Category Archives: personal

Dedication

When I was a little kid I never gave one thought to my health. I was far too busy begging for candy and “jumping off the walls”, as my dad used to say, after getting my sugar fix. My energy meter was always at capacity and the world was uncharted territory; it demanded exploration and I had plenty of drive for adventure. Another thing I had was my health. But that didn’t even faze me, then.

It took many sunsets before it dawned on me that I was a healthy human being. And it took many cold winters before I could spring to an appreciation for it. Still, it wasn’t until my “inherent” good health became threatened that I realized its true importance and the necessity of protecting it.

At age 24, my health’s predator is Endometriosis. In short, Endometriosis, or “endo”, is a hormonal and immune disease that affects women during their reproductive years. It causes abnormal abdominal growths and lesions in such a cunning manner that it can sink its teeth in for many years without revealing any signs or symptoms. In my case, it has an appetite for causing me extreme, debilitating pelvic pain during certain times of the month, which often leaves me curled up in the fetal position groaning in agony. Suffice it to say, it’s not pleasant.

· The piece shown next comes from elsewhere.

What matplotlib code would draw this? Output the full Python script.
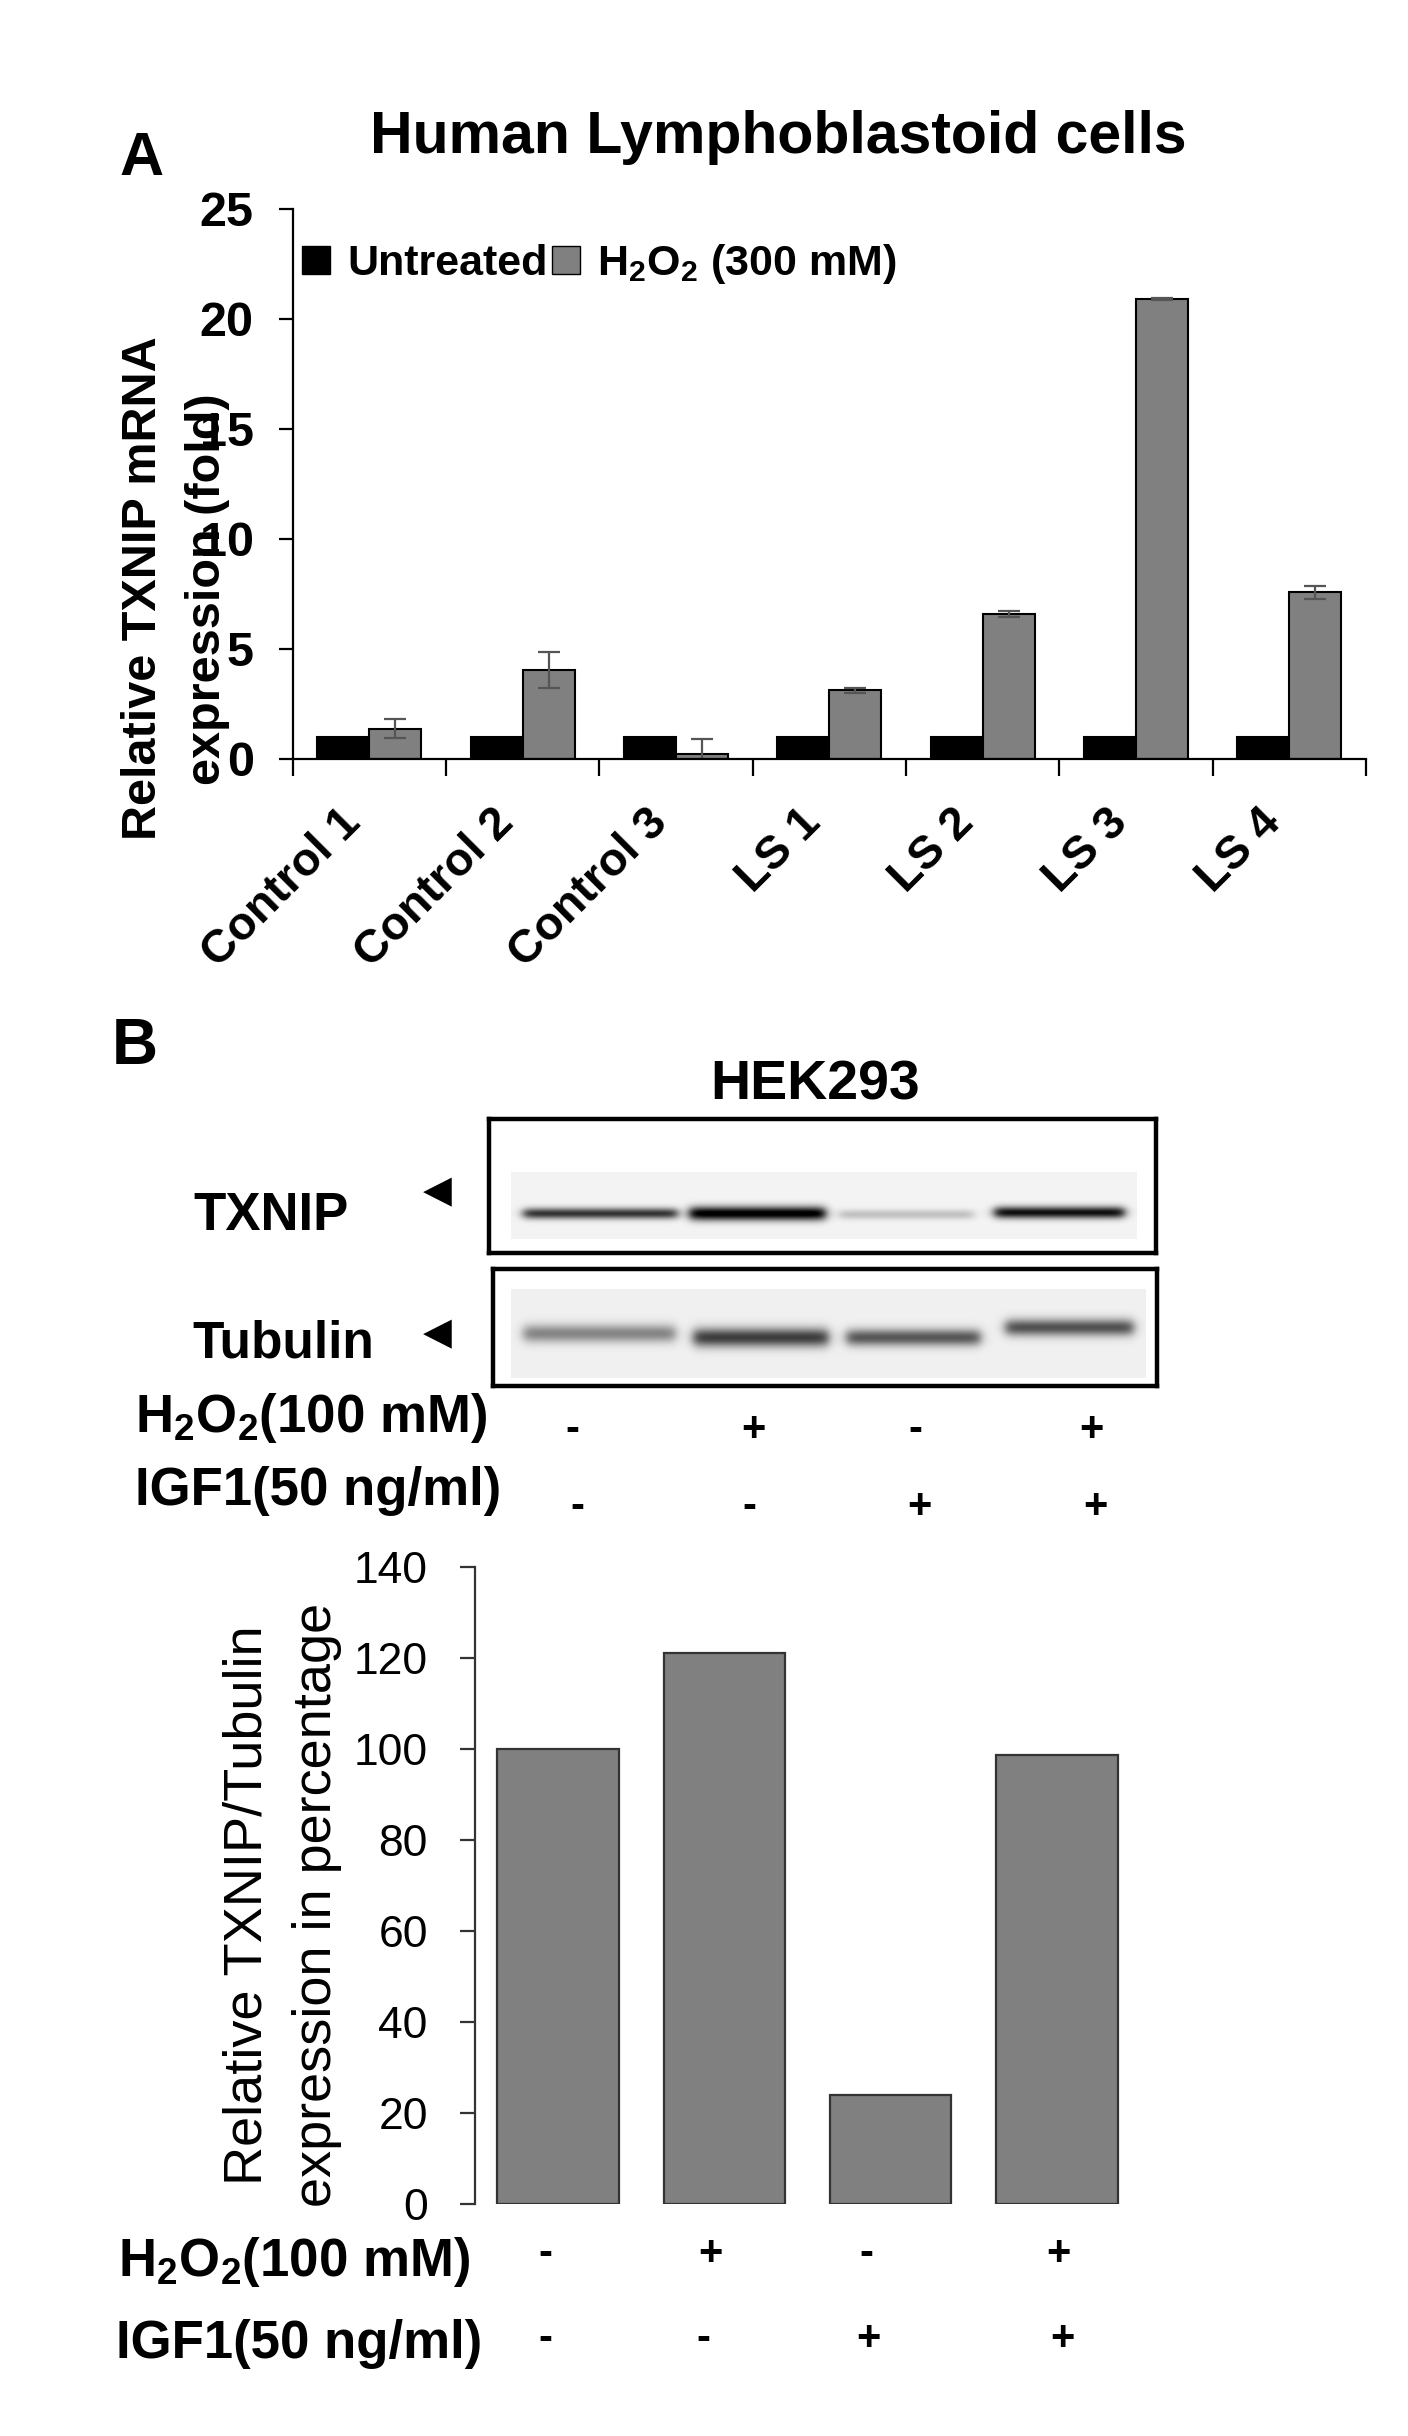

Even less pleasant was the news from my gynaecologist. According to her, this beast can’t ever be slayed. But, lucky for me, it can be tamed. With proper measures I could (likely) stop the endo’s bite from getting worse, and put an end to the pain of my hellish pelvic cramps forever! How? Simple: Just by signing up for a lifetime of birth control pills and heavy duty over-the-counter pain medication. “Easy peasy” was her attitude. Besides, I’d be but one in multiple billions of women who consume birth control and prescription meds daily.

I think I felt even sicker leaving her office that day than I did going in. Her solution to my condition was not one that would lead me to a path of healing, but one that would numb me into ignorant submission. It also indicated that I would be both supportive and reliant on the pharmaceutical industry until my bitter end. I was left in a dizzying state of doubt. I knew there had to be a door number two.

What I didn’t know was how simple it would be to discover, and how wide open that “alternative” door would be. Just as a seed descends upon the soil and finds moisture and sunlight for germination, a vulnerable me looked around myself and found the healing and support that was needed. Its sources were (and still are) my good friend, Alex, who connected me with a naturopath friend who is now healing me; a caring food shop owner who supplies me with organic everything as well as invaluable recipes and knowledge; my social community in Kensington Market who can always be counted on to share health and nutritional advice; online communities and individuals who take the time to make their experiences, expertise and research widely available; my family who have shown nothing but love and have been listening with open minds; and of course, my partner, Danny and his family, who support me in every way I can think of.

This natural path to recovery I am currently travelling has inspired me to become deeply aware of the connection between health, community, food and environment. Their maintenance is of immense importance to humans and all other life on earth, and I would not have reached such a profound understanding of this now if it weren’t for my recent experiences and the people mentioned above.

So, this blog is dedicated to all of you; for shaking up my wild roots, and in hopes that we all become creative cultivators in this great big globe of a garden.